Genetically corrected autologous stem cells engraft, but host immune responses limit their utility in canine alpha-L-iduronidase deficiency.

Canine alpha-L-iduronidase (alpha-ID) deficiency, a model of the human storage disorder mucopolysaccharidosis type I (MPS I), is an ideal system in which to evaluate the clinical benefit of genetically corrected hematopoietic stem cells. We performed adoptive transfer of genetically corrected autologous hematopoietic cells in dogs with alpha-ID deficiency. Large volume marrow collections were performed on five alpha-ID-deficient dogs. Marrow mononuclear cells in long-term marrow cultures (LTMCs) were exposed on three occasions during 3 weeks of culture to retroviral vectors bearing the normal canine alpha-ID cDNA. Transduced LTMC cells from deficient dogs expressed enzymatically active alpha-ID at 10 to 200 times the levels seen in normal dogs. An average of 32% of LTMC-derived clonogenic hematopoietic cells were provirus positive by polymerase chain reaction and about half of these expressed alpha-ID. Approximately 10(7) autologous gene-modified LTMC cells/kg were infused into nonmyeloablated recipients. Proviral DNA was detected in up to 10% of individual marrow-derived hematopoietic colonies and in 0.01% to 1% of blood and marrow leukocytes at up to 2 to 3 years postinfusion. Despite good evidence for engraftment of provirally marked cells, neither alpha-ID enzyme nor alpha-ID transcripts were detected in any dog. We evaluated immune responses against alpha-ID and transduced cells.
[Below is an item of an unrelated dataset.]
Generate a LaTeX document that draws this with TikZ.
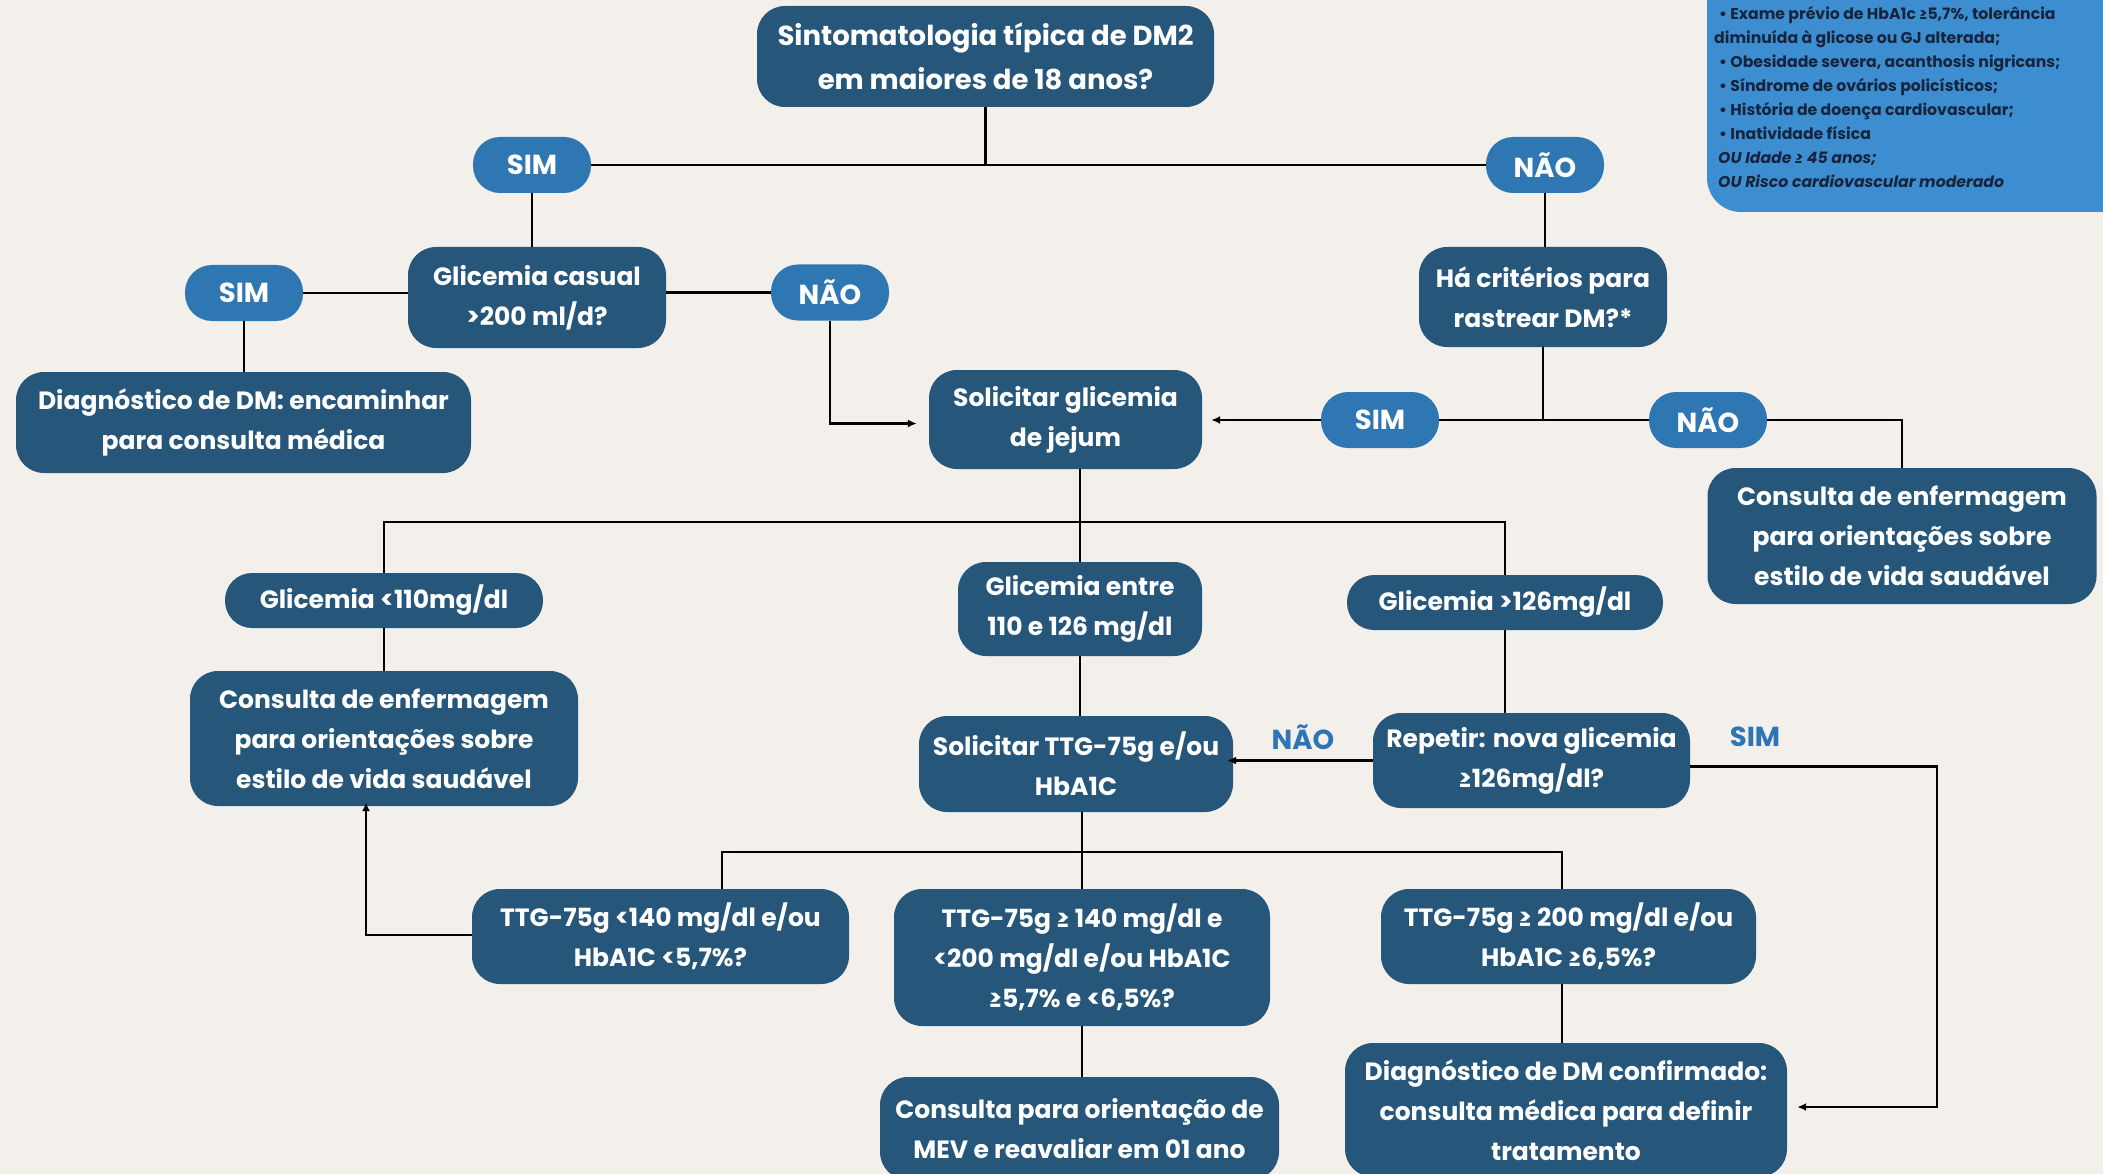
\documentclass[tikz,border=0pt]{standalone}
\usepackage{fontspec}
\setmainfont{Poppins}
\usetikzlibrary{arrows.meta}

\definecolor{bgcol}{HTML}{F3F0EB}
\definecolor{boxcol}{HTML}{27567B}
\definecolor{pillcol}{HTML}{2F77B3}
\definecolor{infocol}{HTML}{3D8ED0}
\definecolor{infotext}{HTML}{16253D}
\definecolor{lblcol}{HTML}{2E75B6}

\tikzset{
  box/.style={fill=boxcol, text=white, rounded corners=28pt, align=center,
    font=\bfseries\fontsize{25}{40}\selectfont, inner sep=0pt},
  topbox/.style={box, font=\bfseries\fontsize{27.5}{44}\selectfont},
  pill/.style={fill=pillcol, text=white, rounded corners=27pt, align=center,
    font=\bfseries\fontsize{27.5}{32}\selectfont, inner sep=0pt,
    minimum width=118pt, minimum height=56pt},
  darkpill/.style={box, rounded corners=27pt, minimum height=55pt},
  wire/.style={draw=black, line width=2.4pt},
  arrow/.style={wire, -{Latex[length=9pt,width=8pt]}},
  infotxt/.style={anchor=north west, inner sep=0pt, align=left, text=infotext,
    font=\bfseries\fontsize{15.7}{24}\selectfont},
  lbl/.style={text=lblcol, font=\bfseries\fontsize{27.5}{32}\selectfont, inner sep=0pt}
}

\begin{document}
\begin{tikzpicture}[x=1pt,y=-1pt]
  \useasboundingbox (0,0) rectangle (2103,1174);
  \clip (0,0) rectangle (2103,1174);
  \fill[bgcol] (0,0) rectangle (2103,1174);

  % criteria note, top right
  \path[fill=infocol, rounded corners=34pt] (1707,-60) rectangle (2170,212);
  \node[infotxt] (info) at (1714,6) {%
    \hspace*{5pt}• Exame prévio de HbA1c ≥5,7\%, tolerância\\
    diminuída à glicose ou GJ alterada;\\
    \hspace*{5pt}• Obesidade severa, acanthosis nigricans;\\
    \hspace*{5pt}• Síndrome de ovários policísticos;\\
    \hspace*{5pt}• História de doença cardiovascular;\\
    \hspace*{5pt}• Inatividade física\\
    \hspace*{4pt}\itshape OU Idade ≥ 45 anos;\\
    \hspace*{4pt}\itshape OU Risco cardiovascular moderado};

  % first level
  \node[topbox, minimum width=457pt, minimum height=101pt] (q1) at (985.5,56.5)
    {Sintomatologia típica de DM2\\em maiores de 18 anos?};
  \node[pill] (sim1) at (532,165) {SIM};
  \node[pill] (nao1) at (1545,165) {NÃO};

  % left branch
  \node[box, minimum width=258pt, minimum height=101pt] (casual) at (537,297.5)
    {Glicemia casual\\>200 ml/d?};
  \node[pill] (sim2) at (244,293) {SIM};
  \node[pill] (nao2) at (830,292.5) {NÃO};
  \node[box, minimum width=455pt, minimum height=101pt] (diag1) at (243.5,422.5)
    {Diagnóstico de DM: encaminhar\\para consulta médica};

  % right branch
  \node[box, minimum width=248pt, minimum height=100pt] (criterios) at (1543,297)
    {Há critérios para\\rastrear DM?*};
  \node[pill] (sim3) at (1380,420) {SIM};
  \node[pill] (nao3) at (1708,420) {NÃO};
  \node[box, minimum width=389pt, minimum height=136pt] (consulta1) at (1902,536)
    {Consulta de enfermagem\\para orientações sobre\\estilo de vida saudável};

  % fasting glucose
  \node[box, minimum width=273pt, minimum height=99pt] (jejum) at (1065.5,419.5)
    {Solicitar glicemia\\de jejum};
  \node[darkpill, minimum width=318pt] (g110) at (384,600.5) {Glicemia <110mg/dl};
  \node[box, minimum width=244pt, minimum height=94pt] (gentre) at (1080,609)
    {Glicemia entre\\110 e 126 mg/dl};
  \node[darkpill, minimum width=316pt] (g126) at (1505,602.5) {Glicemia >126mg/dl};
  \node[box, minimum width=388pt, minimum height=135pt] (consulta2) at (384,738.5)
    {Consulta de enfermagem\\para orientações sobre\\estilo de vida saudável};

  % confirmation tests
  \node[box, minimum width=314pt, minimum height=96pt] (ttg) at (1076,764)
    {Solicitar TTG-75g e/ou\\HbA1C};
  \node[box, minimum width=317pt, minimum height=95pt] (repetir) at (1531.5,760.5)
    {Repetir: nova glicemia\\≥126mg/dl?};
  \node[lbl] (naolbl) at (1303,737) {NÃO};
  \node[lbl] (simlbl) at (1755,737) {SIM};

  \node[box, minimum width=377pt, minimum height=95pt] (t140) at (660.5,936.5)
    {TTG-75g <140 mg/dl e/ou\\HbA1C <5,7\%?};
  \node[box, minimum width=376pt, minimum height=137pt] (t140b) at (1082,957.5)
    {TTG-75g ≥ 140 mg/dl e\\<200 mg/dl e/ou HbA1C\\≥5,7\% e <6,5\%?};
  \node[box, minimum width=375pt, minimum height=95pt] (t200) at (1568.5,936.5)
    {TTG-75g ≥ 200 mg/dl e/ou\\HbA1C ≥6,5\%?};
  \node[box, minimum width=399pt, minimum height=103pt] (mev) at (1079.5,1128.5)
    {Consulta para orientação de\\MEV e reavaliar em 01 ano};
  \node[box, minimum width=442pt, minimum height=134pt] (diag2) at (1566,1110)
    {Diagnóstico de DM confirmado:\\consulta médica para definir\\tratamento};

  % connectors, top part
  \draw[wire] (q1.south) -- (q1.south |- sim1.east);
  \draw[wire] (sim1.east) -- (nao1.west);
  \draw[wire] (sim1.south) -- (sim1.south |- casual.north);
  \draw[wire] (sim2.east) -- (sim2.east -| casual.west);
  \draw[wire] (casual.east |- nao2.west) -- (nao2.west);
  \draw[wire] (sim2.south) -- (sim2.south |- diag1.north);
  \draw[arrow, shorten >=12pt] (nao2.south) |- ([yshift=-4pt]jejum.west);
  \draw[wire] (nao1.south) -- (nao1.south |- criterios.north);
  \draw[wire] (criterios.south) -- (criterios.south |- sim3.east);
  \draw[wire] (sim3.east) -- (nao3.west);
  \draw[arrow, shorten >=9pt] (sim3.west) -- (sim3.west -| jejum.east);
  \draw[wire] (nao3.east) -| (consulta1.north);

  % connectors, fasting glucose
  \coordinate (bus1) at (1080,522);
  \draw[wire] (jejum.south -| gentre.north) -- (gentre.north);
  \draw[wire] (g110.north) |- (bus1) -| (g126.north);
  \draw[wire] (g110.south) -- (consulta2.north);
  \draw[wire] (gentre.south) -- (gentre.south |- ttg.north);
  \draw[wire] (g126.south) -- (g126.south |- repetir.north);
  \draw[arrow, shorten >=-6pt] (repetir.west) -- (repetir.west -| ttg.east);
  \coordinate (simturn) at (1937,1107);
  \draw[arrow, shorten >=10pt] ([yshift=-6pt]repetir.east) -| (simturn) -- (simturn -| diag2.east);

  % connectors, confirmation tests
  \coordinate (bus2l) at (722,852);
  \coordinate (bus2r) at (1562,852);
  \draw[wire] (ttg.south -| t140b.north) -- (t140b.north);
  \draw[wire] (bus2l |- t140.north) -- (bus2l) -- (bus2r) -- (bus2r |- t200.north);
  \draw[wire] (t140b.south) -- (t140b.south |- mev.north);
  \draw[wire] (bus2r |- t200.south) -- (bus2r |- diag2.north);
  \coordinate (backturn) at (366,935);
  \draw[arrow, shorten >=-4pt] (t140.west |- backturn) -- (backturn) -- (backturn |- consulta2.south);
\end{tikzpicture}
\end{document}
Humoral responses to alpha-ID and serum components of the culture media (fetal bovine and horse sera and bovine serum albumin) were identified by enzyme-linked immunosorbent assay. Cellular immune responses to autologous alpha-ID but not neo(r) transduced cells were demonstrated by lymphocyte proliferation assays. To abrogate potential immune phenomena, four affected dogs received posttransplant cyclosporine A. Whereas immune responses were dampened in these dogs, alpha-ID activity remained undetectable. In none of the dogs engrafted with genetically corrected cells was there evidence for clinical improvement. Our data suggest that, whereas the alpha-ID cDNA may be transferred and maintained in approximately 5% of hematopoietic progenitors, the potential of this approach appears limited by the levels of provirally derived enzyme that are expressed in vivo and by the host's response to cultured and transduced hematopoietic cells expressing foreign proteins.